**PROBLEM TO WORK ON:**
Drop the images; return everything else in the listing below exactly.

**COLLECTED MATERIAL:**
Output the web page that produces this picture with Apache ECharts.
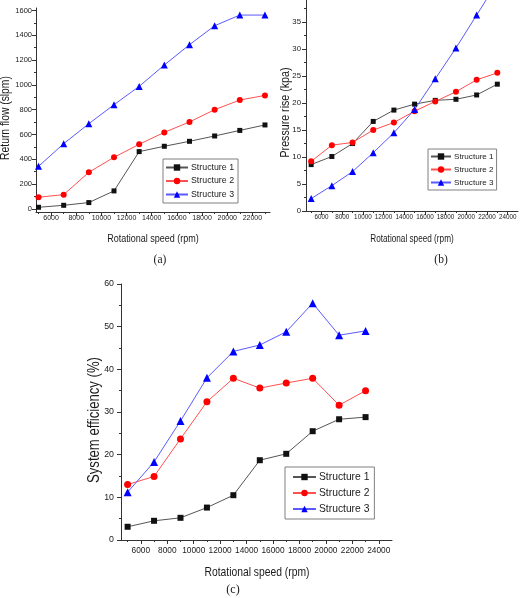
<!DOCTYPE html>
<html>
<head>
<meta charset="utf-8">
<script src="https://cdn.jsdelivr.net/npm/echarts@6/dist/echarts.min.js"></script>
<style>
html,body{margin:0;padding:0;background:#fff;}
#chart{width:520px;height:598px;}
</style>
</head>
<body>
<div id="chart"></div>
<script>
// ---- data ----
const speeds = [5000, 7000, 9000, 11000, 13000, 15000, 17000, 19000, 21000, 23000];
const seriesNames = ['Structure 1', 'Structure 2', 'Structure 3'];
// (a) Return flow (slpm)
const flowS1 = [13, 29, 51, 145, 462, 505, 545, 588, 633, 677];
const flowS2 = [94, 115, 295, 416, 521, 617, 701, 800, 878, 915];
const flowS3 = [343, 526, 687, 840, 988, 1160, 1324, 1477, 1563, 1563];
// (b) Pressure rise (kpa)
const pressS1 = [8.6, 10.1, 12.5, 16.6, 18.7, 19.8, 20.5, 20.7, 21.5, 23.5];
const pressS2 = [9.2, 12.2, 12.7, 15.0, 16.4, 18.5, 20.3, 22.1, 24.3, 25.6];
const pressS3 = [2.3, 4.7, 7.3, 10.8, 14.5, 18.8, 24.5, 30.2, 36.3, 42.4];
// (c) System efficiency (%)
const effS1 = [3.1, 4.5, 5.2, 7.6, 10.5, 18.7, 20.2, 25.5, 28.3, 28.8];
const effS2 = [13.0, 14.9, 23.7, 32.4, 37.9, 35.6, 36.8, 37.9, 31.6, 35.0];
const effS3 = [11.2, 18.3, 27.9, 38.0, 44.2, 45.7, 48.8, 55.5, 48.0, 49.0];
// tick labels
const speedTicksA = [6000, 8000, 10000, 12000, 14000, 16000, 18000, 20000, 22000];
const speedMinorA = [5000, 7000, 9000, 11000, 13000, 15000, 17000, 19000, 21000, 23000];
const speedTicksBC = [6000, 8000, 10000, 12000, 14000, 16000, 18000, 20000, 22000, 24000];
const speedMinorBC = [5000, 7000, 9000, 11000, 13000, 15000, 17000, 19000, 21000, 23000];
const flowTicks = [0, 200, 400, 600, 800, 1000, 1200, 1400, 1600];
const flowMinor = [100, 300, 500, 700, 900, 1100, 1300, 1500];
const pressTicks = [0, 5, 10, 15, 20, 25, 30, 35];
const pressMinor = [2.5, 7.5, 12.5, 17.5, 22.5, 27.5, 32.5, 37.5];
const effTicks = [0, 10, 20, 30, 40, 50, 60];
const effMinor = [5, 15, 25, 35, 45, 55];

const SANS = "'Liberation Sans', Arial, sans-serif";
const SERIF = "'Liberation Serif', 'DejaVu Serif', serif";
const TXT = '#1a1a1a';
const AXC = '#333';

const colors = ['#111111', '#ff0000', '#0000ff'];
const symbols = ['rect', 'circle', 'triangle'];
const lineColors = ['#555555', '#ff5050', '#5a5aff'];

function majorAxis(gridIndex, position, min, max, ticks, fontSize, margin) {
  return {
    type: 'value', gridIndex, position, min, max,
    axisLine: {show: true, onZero: false, lineStyle: {color: AXC, width: 1}},
    axisTick: {show: true, customValues: ticks, length: 4, lineStyle: {color: AXC}},
    axisLabel: {show: true, customValues: ticks, fontFamily: SANS, fontSize, color: TXT, margin,
      formatter: v => String(v)},
    splitLine: {show: false}
  };
}
function minorAxis(gridIndex, position, min, max, ticks) {
  return {
    type: 'value', gridIndex, position, offset: 0, min, max,
    axisLine: {show: false, onZero: false},
    axisTick: {show: true, customValues: ticks, length: 2, lineStyle: {color: AXC}},
    axisLabel: {show: false},
    splitLine: {show: false}
  };
}
function makeSeries(dataArr, axisIdx, sizes) {
  return dataArr.map((vals, i) => ({
    name: seriesNames[i],
    type: 'line',
    xAxisIndex: axisIdx, yAxisIndex: axisIdx,
    data: speeds.map((s, k) => [s, vals[k]]),
    symbol: symbols[i],
    symbolSize: sizes[i],
    itemStyle: {color: colors[i]},
    lineStyle: {color: lineColors[i], width: 1},
    clip: true,
    animation: false
  }));
}
function makeLegend(left, top, fontSize, itemWidth, itemGap, padding) {
  return {
    left, top, orient: 'vertical',
    data: seriesNames,
    selectedMode: false,
    itemWidth, itemHeight: 8, itemGap,
    padding,
    borderColor: '#808080', borderWidth: 1, backgroundColor: '#fff',
    textStyle: {fontFamily: SANS, fontSize, color: TXT, padding: [0, 0, 0, -2]}
  };
}
function txt(x, y, text, fontSize, family, rotation, sx) {
  return {
    type: 'text', x, y, rotation: rotation || 0, scaleX: sx || 1,
    style: {text, fontSize, fontFamily: family, fill: TXT, align: 'center', verticalAlign: 'middle'}
  };
}

const chart = echarts.init(document.getElementById('chart'), null, {renderer: 'canvas'});
chart.setOption({
  backgroundColor: '#fff',
  animation: false,
  grid: [
    {left: 36, top: 8, width: 234, height: 204},
    {left: 306, top: 0, width: 212, height: 211},
    {left: 121, top: 284, width: 271, height: 256}
  ],
  xAxis: [
    majorAxis(0, 'bottom', 4800, 23400, speedTicksA, 7, 3),
    minorAxis(0, 'bottom', 4800, 23400, speedMinorA),
    majorAxis(1, 'bottom', 4500, 25000, speedTicksBC, 6.3, 3),
    minorAxis(1, 'bottom', 4500, 25000, speedMinorBC),
    majorAxis(2, 'bottom', 4500, 25000, speedTicksBC, 8.3, 7),
    minorAxis(2, 'bottom', 4500, 25000, speedMinorBC)
  ],
  yAxis: [
    majorAxis(0, 'left', -25, 1620, flowTicks, 7.5, 4),
    minorAxis(0, 'left', -25, 1620, flowMinor),
    majorAxis(1, 'left', 0, 39.1, pressTicks, 7.8, 5),
    minorAxis(1, 'left', 0, 39.1, pressMinor),
    majorAxis(2, 'left', 0, 60, effTicks, 8.8, 7),
    minorAxis(2, 'left', 0, 60, effMinor)
  ],
  legend: [
    makeLegend(163, 159, 8.8, 22, 4.5, [4, 4, 4, 2]),
    makeLegend(428, 149, 8.1, 20, 5, [3.5, 3, 3.5, 2]),
    makeLegend(285, 467, 10.3, 23, 6, [5, 5, 5, 7])
  ],
  series: [
    ...makeSeries([flowS1, flowS2, flowS3], 0, [5, 6, 7]),
    ...makeSeries([pressS1, pressS2, pressS3], 2, [5, 6, 7]),
    ...makeSeries([effS1, effS2, effS3], 4, [6, 7, 8])
  ],
  graphic: [
    txt(5.5, 118, 'Return flow (slpm)', 12.6, SANS, Math.PI / 2, 0.82),
    txt(153, 239, 'Rotational speed (rpm)', 11, SANS, 0, 0.82),
    txt(160, 260, '(a)', 11.5, SERIF),
    txt(285, 112.5, 'Pressure rise (kpa)', 13, SANS, Math.PI / 2, 0.82),
    txt(412, 239, 'Rotational speed (rpm)', 10, SANS, 0, 0.82),
    txt(441, 260, '(b)', 11.5, SERIF),
    txt(95, 420, 'System efficiency (%)', 16, SANS, Math.PI / 2, 0.82),
    txt(257, 573, 'Rotational speed (rpm)', 12.6, SANS, 0, 0.82),
    txt(233, 590, '(c)', 12, SERIF)
  ]
});
</script>
</body>
</html>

**ANSWER FOR THE TASK:**
Output the web page that produces this picture with Apache ECharts.
<!DOCTYPE html>
<html>
<head>
<meta charset="utf-8">
<script src="https://cdn.jsdelivr.net/npm/echarts@6/dist/echarts.min.js"></script>
<style>
html,body{margin:0;padding:0;background:#fff;}
#chart{width:520px;height:598px;}
</style>
</head>
<body>
<div id="chart"></div>
<script>
// ---- data ----
const speeds = [5000, 7000, 9000, 11000, 13000, 15000, 17000, 19000, 21000, 23000];
const seriesNames = ['Structure 1', 'Structure 2', 'Structure 3'];
// (a) Return flow (slpm)
const flowS1 = [13, 29, 51, 145, 462, 505, 545, 588, 633, 677];
const flowS2 = [94, 115, 295, 416, 521, 617, 701, 800, 878, 915];
const flowS3 = [343, 526, 687, 840, 988, 1160, 1324, 1477, 1563, 1563];
// (b) Pressure rise (kpa)
const pressS1 = [8.6, 10.1, 12.5, 16.6, 18.7, 19.8, 20.5, 20.7, 21.5, 23.5];
const pressS2 = [9.2, 12.2, 12.7, 15.0, 16.4, 18.5, 20.3, 22.1, 24.3, 25.6];
const pressS3 = [2.3, 4.7, 7.3, 10.8, 14.5, 18.8, 24.5, 30.2, 36.3, 42.4];
// (c) System efficiency (%)
const effS1 = [3.1, 4.5, 5.2, 7.6, 10.5, 18.7, 20.2, 25.5, 28.3, 28.8];
const effS2 = [13.0, 14.9, 23.7, 32.4, 37.9, 35.6, 36.8, 37.9, 31.6, 35.0];
const effS3 = [11.2, 18.3, 27.9, 38.0, 44.2, 45.7, 48.8, 55.5, 48.0, 49.0];
// tick labels
const speedTicksA = [6000, 8000, 10000, 12000, 14000, 16000, 18000, 20000, 22000];
const speedMinorA = [5000, 7000, 9000, 11000, 13000, 15000, 17000, 19000, 21000, 23000];
const speedTicksBC = [6000, 8000, 10000, 12000, 14000, 16000, 18000, 20000, 22000, 24000];
const speedMinorBC = [5000, 7000, 9000, 11000, 13000, 15000, 17000, 19000, 21000, 23000];
const flowTicks = [0, 200, 400, 600, 800, 1000, 1200, 1400, 1600];
const flowMinor = [100, 300, 500, 700, 900, 1100, 1300, 1500];
const pressTicks = [0, 5, 10, 15, 20, 25, 30, 35];
const pressMinor = [2.5, 7.5, 12.5, 17.5, 22.5, 27.5, 32.5, 37.5];
const effTicks = [0, 10, 20, 30, 40, 50, 60];
const effMinor = [5, 15, 25, 35, 45, 55];

const SANS = "'Liberation Sans', Arial, sans-serif";
const SERIF = "'Liberation Serif', 'DejaVu Serif', serif";
const TXT = '#1a1a1a';
const AXC = '#333';

const colors = ['#111111', '#ff0000', '#0000ff'];
const symbols = ['rect', 'circle', 'triangle'];
const lineColors = ['#555555', '#ff5050', '#5a5aff'];

function majorAxis(gridIndex, position, min, max, ticks, fontSize, margin) {
  return {
    type: 'value', gridIndex, position, min, max,
    axisLine: {show: true, onZero: false, lineStyle: {color: AXC, width: 1}},
    axisTick: {show: true, customValues: ticks, length: 4, lineStyle: {color: AXC}},
    axisLabel: {show: true, customValues: ticks, fontFamily: SANS, fontSize, color: TXT, margin,
      formatter: v => String(v)},
    splitLine: {show: false}
  };
}
function minorAxis(gridIndex, position, min, max, ticks) {
  return {
    type: 'value', gridIndex, position, offset: 0, min, max,
    axisLine: {show: false, onZero: false},
    axisTick: {show: true, customValues: ticks, length: 2, lineStyle: {color: AXC}},
    axisLabel: {show: false},
    splitLine: {show: false}
  };
}
function makeSeries(dataArr, axisIdx, sizes) {
  return dataArr.map((vals, i) => ({
    name: seriesNames[i],
    type: 'line',
    xAxisIndex: axisIdx, yAxisIndex: axisIdx,
    data: speeds.map((s, k) => [s, vals[k]]),
    symbol: symbols[i],
    symbolSize: sizes[i],
    itemStyle: {color: colors[i]},
    lineStyle: {color: lineColors[i], width: 1},
    clip: true,
    animation: false
  }));
}
function makeLegend(left, top, fontSize, itemWidth, itemGap, padding) {
  return {
    left, top, orient: 'vertical',
    data: seriesNames,
    selectedMode: false,
    itemWidth, itemHeight: 8, itemGap,
    padding,
    borderColor: '#808080', borderWidth: 1, backgroundColor: '#fff',
    textStyle: {fontFamily: SANS, fontSize, color: TXT, padding: [0, 0, 0, -2]}
  };
}
function txt(x, y, text, fontSize, family, rotation, sx) {
  return {
    type: 'text', x, y, rotation: rotation || 0, scaleX: sx || 1,
    style: {text, fontSize, fontFamily: family, fill: TXT, align: 'center', verticalAlign: 'middle'}
  };
}

const chart = echarts.init(document.getElementById('chart'), null, {renderer: 'canvas'});
chart.setOption({
  backgroundColor: '#fff',
  animation: false,
  grid: [
    {left: 36, top: 8, width: 234, height: 204},
    {left: 306, top: 0, width: 212, height: 211},
    {left: 121, top: 284, width: 271, height: 256}
  ],
  xAxis: [
    majorAxis(0, 'bottom', 4800, 23400, speedTicksA, 7, 3),
    minorAxis(0, 'bottom', 4800, 23400, speedMinorA),
    majorAxis(1, 'bottom', 4500, 25000, speedTicksBC, 6.3, 3),
    minorAxis(1, 'bottom', 4500, 25000, speedMinorBC),
    majorAxis(2, 'bottom', 4500, 25000, speedTicksBC, 8.3, 7),
    minorAxis(2, 'bottom', 4500, 25000, speedMinorBC)
  ],
  yAxis: [
    majorAxis(0, 'left', -25, 1620, flowTicks, 7.5, 4),
    minorAxis(0, 'left', -25, 1620, flowMinor),
    majorAxis(1, 'left', 0, 39.1, pressTicks, 7.8, 5),
    minorAxis(1, 'left', 0, 39.1, pressMinor),
    majorAxis(2, 'left', 0, 60, effTicks, 8.8, 7),
    minorAxis(2, 'left', 0, 60, effMinor)
  ],
  legend: [
    makeLegend(163, 159, 8.8, 22, 4.5, [4, 4, 4, 2]),
    makeLegend(428, 149, 8.1, 20, 5, [3.5, 3, 3.5, 2]),
    makeLegend(285, 467, 10.3, 23, 6, [5, 5, 5, 7])
  ],
  series: [
    ...makeSeries([flowS1, flowS2, flowS3], 0, [5, 6, 7]),
    ...makeSeries([pressS1, pressS2, pressS3], 2, [5, 6, 7]),
    ...makeSeries([effS1, effS2, effS3], 4, [6, 7, 8])
  ],
  graphic: [
    txt(5.5, 118, 'Return flow (slpm)', 12.6, SANS, Math.PI / 2, 0.82),
    txt(153, 239, 'Rotational speed (rpm)', 11, SANS, 0, 0.82),
    txt(160, 260, '(a)', 11.5, SERIF),
    txt(285, 112.5, 'Pressure rise (kpa)', 13, SANS, Math.PI / 2, 0.82),
    txt(412, 239, 'Rotational speed (rpm)', 10, SANS, 0, 0.82),
    txt(441, 260, '(b)', 11.5, SERIF),
    txt(95, 420, 'System efficiency (%)', 16, SANS, Math.PI / 2, 0.82),
    txt(257, 573, 'Rotational speed (rpm)', 12.6, SANS, 0, 0.82),
    txt(233, 590, '(c)', 12, SERIF)
  ]
});
</script>
</body>
</html>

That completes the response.